By Chris Melchin / February 22nd, 2017
Author’s note: Links lead to 18+ websites and content. All review images and content are potentially NSFW. An all-ages version of the game is also available.
|Title||D.C. III R ~Da Capo III R~ X-rated|
|Release Date||January 20, 2017|
|Genre||Visual Novel, Eroge, Romance, Comedy|
|Age Rating||18+ (X-rated), All-ages (Steam)|
Rounding out my exploration of the Da Capo series is the third and final game in the trilogy, specifically the English release titled D.C. III R ~Da Capo III R~ X-rated. Da Capo III was originally released by Circus in Japan on April 27, 2012, and Da Capo III R is an updated version released in 2013 with some extra content and side stories. The English version, released by MangaGamer, launched on January 20, 2017, with an all-ages version available on Steam and the eroge version available through their website.

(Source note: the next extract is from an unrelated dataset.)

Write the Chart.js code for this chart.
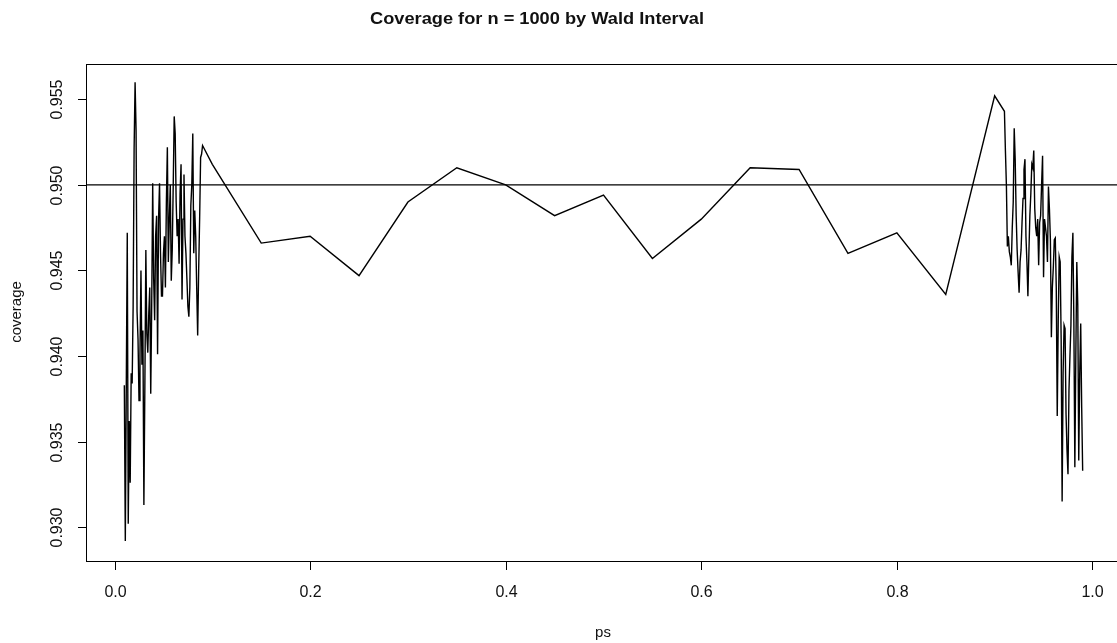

Da Capo III is initially set roughly 20 years after the events of Da Capo II, although the bulk of the story takes place over 100 years earlier in the 1950s. The future segments share the series location of Hatsune Island, while the past sections are set at the Royal London Magic Academy, nicknamed Weather Vane, below the city of London, England. It follows protagonist Kiyotaka Yoshino (known as Kiyotaka Katsuragi at Weather Vane), his childhood friend and his past self’s adopted younger sister Himeno Katsuragi, his upperclassman Ricca Morizono/Greenwood, his upperclassman and his future self’s live-in older cousin Charles Yoshino/Maroth, his younger classmate Sara Rukawa/Chrysalis, and his hardworking younger friend Aoi Hinomoto. Accompanying them at Weather Vane are Kiyotaka’s best friend Kousuke Edogawa, fellow members of the Detective Club Mary Holmes and Edward Watson, the uptight noble Ian Selway and his personal maid Rurika Odet, the strange upperclassman Suginami, Ricca and Charles’ fellow student council member Tomoe Gojouin, and the mysterious, childlike amnesiac Sakura.
The story is divided into four parts. The first part, “Prologue”, serves as the framing device and is the only part set on Hatsune Island. The second part “Weather Vane” provides the bulk of the game; it is divided into two chapters, with the first “Weather Vane” acting as a common route, while the second chapter “Spinning Wheel” has four different versions: one each for Himeno, Ricca, Charles and Sara. The third part, “Zero”, is unlocked after finishing all four routes and helps to tie them all together. The final chapter “Da Capo” concludes the overarching story and bridges it with the ending of Da Capo II. There are also five side stories, with extra scenes focused on Aoi and side characters Tomoe Gojouin and Weather Vane Headmistress Elizabeth. Another side story reveals the background between Kiyotaka and Himeno starting at Weather Vane and the beginning of the common route, and the final one serves as a more direct sequel to Da Capo II, set roughly five years after that game’s ending. It’s slightly disappointing that so little of the game follows the Hatsune Island versions of the characters, but it’s undeniable that their Weather Vane versions are decidedly more interesting just by virtue of attending a magic academy. Like with Da Capo II, the previous games aren’t required reading to enjoy this one – with the exception of the final side story which even includes a new character from the never-localized Da Capo II Plus Communication – but they do give context for the setting and introduce the few returning characters.